Supplied information -
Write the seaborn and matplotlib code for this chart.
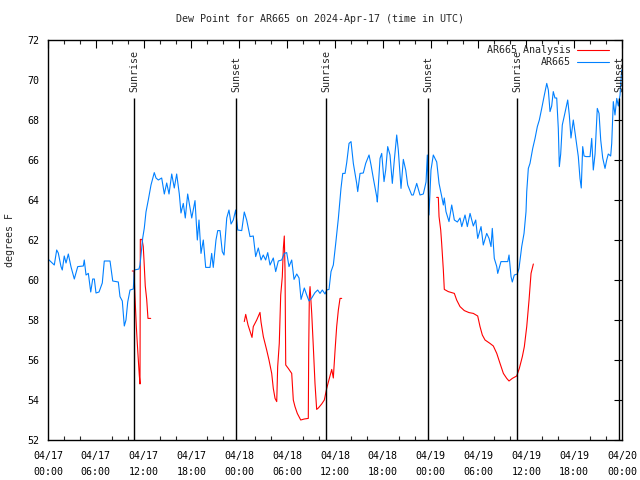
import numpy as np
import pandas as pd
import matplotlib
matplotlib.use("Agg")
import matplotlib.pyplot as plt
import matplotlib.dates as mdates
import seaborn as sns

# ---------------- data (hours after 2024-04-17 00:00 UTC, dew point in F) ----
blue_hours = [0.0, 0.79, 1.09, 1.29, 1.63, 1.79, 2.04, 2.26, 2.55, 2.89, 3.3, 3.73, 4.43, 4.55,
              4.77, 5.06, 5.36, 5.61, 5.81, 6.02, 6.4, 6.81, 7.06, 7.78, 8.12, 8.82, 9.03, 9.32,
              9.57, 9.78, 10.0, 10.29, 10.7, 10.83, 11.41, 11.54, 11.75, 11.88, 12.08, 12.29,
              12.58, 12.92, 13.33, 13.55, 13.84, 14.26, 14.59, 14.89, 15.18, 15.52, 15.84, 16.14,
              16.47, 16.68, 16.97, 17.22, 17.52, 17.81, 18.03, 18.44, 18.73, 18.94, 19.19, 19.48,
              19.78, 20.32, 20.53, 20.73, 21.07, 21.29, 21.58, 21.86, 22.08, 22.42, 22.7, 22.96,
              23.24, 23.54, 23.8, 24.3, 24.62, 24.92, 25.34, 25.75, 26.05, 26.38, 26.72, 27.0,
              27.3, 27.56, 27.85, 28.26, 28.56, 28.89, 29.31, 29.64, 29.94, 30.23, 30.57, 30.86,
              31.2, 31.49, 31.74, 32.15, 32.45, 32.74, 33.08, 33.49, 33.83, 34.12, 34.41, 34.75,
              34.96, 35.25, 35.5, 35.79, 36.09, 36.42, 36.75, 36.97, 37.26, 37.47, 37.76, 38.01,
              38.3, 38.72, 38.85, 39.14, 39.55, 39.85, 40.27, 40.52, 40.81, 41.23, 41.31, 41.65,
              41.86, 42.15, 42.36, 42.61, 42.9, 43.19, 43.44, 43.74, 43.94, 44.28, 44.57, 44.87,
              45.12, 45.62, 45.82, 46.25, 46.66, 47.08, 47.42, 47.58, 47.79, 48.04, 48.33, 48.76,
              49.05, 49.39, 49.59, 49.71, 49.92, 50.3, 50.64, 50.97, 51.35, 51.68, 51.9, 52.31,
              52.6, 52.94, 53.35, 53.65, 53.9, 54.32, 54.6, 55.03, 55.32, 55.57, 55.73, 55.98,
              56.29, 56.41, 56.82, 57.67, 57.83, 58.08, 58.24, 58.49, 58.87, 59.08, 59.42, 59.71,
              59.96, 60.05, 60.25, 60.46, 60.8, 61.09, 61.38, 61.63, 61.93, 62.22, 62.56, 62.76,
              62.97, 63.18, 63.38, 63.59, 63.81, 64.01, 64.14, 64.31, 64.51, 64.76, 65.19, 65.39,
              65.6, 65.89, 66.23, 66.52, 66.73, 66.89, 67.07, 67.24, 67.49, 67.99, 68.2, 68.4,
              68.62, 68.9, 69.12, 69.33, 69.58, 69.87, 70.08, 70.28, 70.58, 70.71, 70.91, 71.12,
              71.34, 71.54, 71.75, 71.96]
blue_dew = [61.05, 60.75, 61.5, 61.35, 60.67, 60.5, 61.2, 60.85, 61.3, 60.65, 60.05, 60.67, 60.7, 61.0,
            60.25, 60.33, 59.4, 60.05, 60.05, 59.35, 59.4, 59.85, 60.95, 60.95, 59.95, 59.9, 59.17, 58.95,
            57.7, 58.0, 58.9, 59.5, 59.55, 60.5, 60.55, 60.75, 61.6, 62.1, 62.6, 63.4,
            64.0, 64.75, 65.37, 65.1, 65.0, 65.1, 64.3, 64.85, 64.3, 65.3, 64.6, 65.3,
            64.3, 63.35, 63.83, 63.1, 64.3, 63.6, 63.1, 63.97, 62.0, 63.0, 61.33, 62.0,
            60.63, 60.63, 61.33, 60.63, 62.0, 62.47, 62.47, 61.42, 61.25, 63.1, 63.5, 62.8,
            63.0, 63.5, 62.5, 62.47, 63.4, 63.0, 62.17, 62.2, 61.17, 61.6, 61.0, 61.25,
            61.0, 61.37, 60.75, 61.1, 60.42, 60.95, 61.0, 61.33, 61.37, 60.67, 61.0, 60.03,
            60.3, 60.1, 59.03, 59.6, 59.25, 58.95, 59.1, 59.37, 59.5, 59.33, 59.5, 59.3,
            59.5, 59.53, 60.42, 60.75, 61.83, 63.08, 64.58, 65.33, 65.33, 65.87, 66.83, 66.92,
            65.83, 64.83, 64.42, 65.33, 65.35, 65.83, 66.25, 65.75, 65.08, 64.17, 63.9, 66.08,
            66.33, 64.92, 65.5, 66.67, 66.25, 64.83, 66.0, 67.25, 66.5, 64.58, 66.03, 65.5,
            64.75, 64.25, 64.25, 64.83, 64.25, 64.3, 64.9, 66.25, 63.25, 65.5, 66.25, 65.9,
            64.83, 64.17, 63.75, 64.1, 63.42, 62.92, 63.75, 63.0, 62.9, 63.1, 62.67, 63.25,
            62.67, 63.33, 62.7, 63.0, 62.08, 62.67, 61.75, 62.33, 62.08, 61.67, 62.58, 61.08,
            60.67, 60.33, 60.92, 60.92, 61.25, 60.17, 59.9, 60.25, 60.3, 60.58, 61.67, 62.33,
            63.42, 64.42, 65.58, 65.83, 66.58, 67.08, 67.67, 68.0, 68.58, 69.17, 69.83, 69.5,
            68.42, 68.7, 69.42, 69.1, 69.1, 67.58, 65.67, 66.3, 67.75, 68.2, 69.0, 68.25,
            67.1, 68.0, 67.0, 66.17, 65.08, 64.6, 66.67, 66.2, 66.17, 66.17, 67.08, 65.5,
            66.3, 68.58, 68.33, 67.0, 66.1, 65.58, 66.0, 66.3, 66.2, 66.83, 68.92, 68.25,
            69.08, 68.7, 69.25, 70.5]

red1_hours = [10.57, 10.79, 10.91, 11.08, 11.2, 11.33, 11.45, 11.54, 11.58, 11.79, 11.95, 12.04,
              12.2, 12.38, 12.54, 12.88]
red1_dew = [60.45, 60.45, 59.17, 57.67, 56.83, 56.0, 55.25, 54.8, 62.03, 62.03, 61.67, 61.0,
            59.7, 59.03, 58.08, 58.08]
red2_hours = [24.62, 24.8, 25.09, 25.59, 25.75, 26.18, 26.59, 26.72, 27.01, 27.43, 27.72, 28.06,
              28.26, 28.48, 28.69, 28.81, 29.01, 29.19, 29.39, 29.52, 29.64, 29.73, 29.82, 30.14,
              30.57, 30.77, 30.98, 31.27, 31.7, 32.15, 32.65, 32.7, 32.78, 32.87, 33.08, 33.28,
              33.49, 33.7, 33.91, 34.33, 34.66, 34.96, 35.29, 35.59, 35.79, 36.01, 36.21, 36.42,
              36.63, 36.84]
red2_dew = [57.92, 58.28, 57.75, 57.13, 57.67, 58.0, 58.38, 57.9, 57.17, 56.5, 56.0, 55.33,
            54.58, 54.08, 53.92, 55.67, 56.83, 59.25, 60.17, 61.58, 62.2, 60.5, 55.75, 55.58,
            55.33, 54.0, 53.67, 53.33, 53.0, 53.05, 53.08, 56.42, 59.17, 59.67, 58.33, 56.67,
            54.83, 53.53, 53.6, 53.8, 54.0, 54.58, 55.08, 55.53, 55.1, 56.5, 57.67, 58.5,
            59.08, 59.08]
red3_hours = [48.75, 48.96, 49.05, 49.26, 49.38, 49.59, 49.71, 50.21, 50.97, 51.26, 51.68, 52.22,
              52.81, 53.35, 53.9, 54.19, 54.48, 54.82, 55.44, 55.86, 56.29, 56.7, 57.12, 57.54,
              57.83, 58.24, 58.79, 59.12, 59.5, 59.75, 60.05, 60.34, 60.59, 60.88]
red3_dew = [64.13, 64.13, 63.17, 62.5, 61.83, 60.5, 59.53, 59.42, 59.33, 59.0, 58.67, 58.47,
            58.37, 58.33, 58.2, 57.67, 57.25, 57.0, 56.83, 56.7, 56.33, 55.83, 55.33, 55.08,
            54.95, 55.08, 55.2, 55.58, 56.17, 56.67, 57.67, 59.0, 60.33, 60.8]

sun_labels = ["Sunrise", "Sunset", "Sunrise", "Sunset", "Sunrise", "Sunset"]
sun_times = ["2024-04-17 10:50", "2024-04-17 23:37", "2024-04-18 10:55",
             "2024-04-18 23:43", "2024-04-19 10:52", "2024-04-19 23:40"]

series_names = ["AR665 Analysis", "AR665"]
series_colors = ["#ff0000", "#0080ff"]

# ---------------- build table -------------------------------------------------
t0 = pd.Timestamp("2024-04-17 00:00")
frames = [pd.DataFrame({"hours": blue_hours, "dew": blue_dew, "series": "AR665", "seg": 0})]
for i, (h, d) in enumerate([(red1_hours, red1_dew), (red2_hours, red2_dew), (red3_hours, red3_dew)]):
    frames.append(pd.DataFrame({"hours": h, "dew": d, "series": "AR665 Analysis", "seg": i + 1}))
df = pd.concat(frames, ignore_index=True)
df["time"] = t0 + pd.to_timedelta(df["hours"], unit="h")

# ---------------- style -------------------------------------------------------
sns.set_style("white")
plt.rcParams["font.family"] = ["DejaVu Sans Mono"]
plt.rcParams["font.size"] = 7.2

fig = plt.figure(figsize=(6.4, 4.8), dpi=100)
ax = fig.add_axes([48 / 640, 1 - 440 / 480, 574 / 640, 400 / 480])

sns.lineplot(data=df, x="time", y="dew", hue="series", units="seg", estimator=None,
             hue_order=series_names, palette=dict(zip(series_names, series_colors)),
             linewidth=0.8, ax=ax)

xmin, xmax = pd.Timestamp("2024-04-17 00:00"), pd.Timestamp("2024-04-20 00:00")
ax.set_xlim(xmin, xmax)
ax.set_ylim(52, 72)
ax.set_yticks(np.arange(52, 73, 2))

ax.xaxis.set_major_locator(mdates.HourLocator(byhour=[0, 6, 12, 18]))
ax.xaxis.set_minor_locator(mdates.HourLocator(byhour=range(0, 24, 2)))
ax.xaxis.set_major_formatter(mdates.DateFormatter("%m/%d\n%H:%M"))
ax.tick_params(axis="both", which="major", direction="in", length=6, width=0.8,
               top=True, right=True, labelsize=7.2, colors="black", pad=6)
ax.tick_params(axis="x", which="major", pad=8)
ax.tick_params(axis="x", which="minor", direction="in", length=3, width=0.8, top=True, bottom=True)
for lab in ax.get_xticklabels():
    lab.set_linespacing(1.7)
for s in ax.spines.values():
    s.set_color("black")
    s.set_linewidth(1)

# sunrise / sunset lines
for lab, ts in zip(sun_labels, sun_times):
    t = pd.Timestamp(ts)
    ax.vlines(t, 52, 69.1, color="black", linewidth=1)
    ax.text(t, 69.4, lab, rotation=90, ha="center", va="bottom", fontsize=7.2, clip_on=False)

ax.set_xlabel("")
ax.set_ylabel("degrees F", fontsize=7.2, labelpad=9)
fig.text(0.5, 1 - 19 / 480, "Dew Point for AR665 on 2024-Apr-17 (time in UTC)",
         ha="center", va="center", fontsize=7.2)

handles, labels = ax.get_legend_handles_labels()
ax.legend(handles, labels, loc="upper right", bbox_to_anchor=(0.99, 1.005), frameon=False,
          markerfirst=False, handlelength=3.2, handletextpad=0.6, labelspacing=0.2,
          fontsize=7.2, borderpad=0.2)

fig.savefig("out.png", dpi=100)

Exercise description -
Repeat the lines exactly as they stand, from the opening line of the data through the line with "import seaborn as sns". Pictures stay out of the copy.

Written response -
Write the seaborn and matplotlib code for this chart.
import numpy as np
import pandas as pd
import matplotlib
matplotlib.use("Agg")
import matplotlib.pyplot as plt
import matplotlib.dates as mdates
import seaborn as sns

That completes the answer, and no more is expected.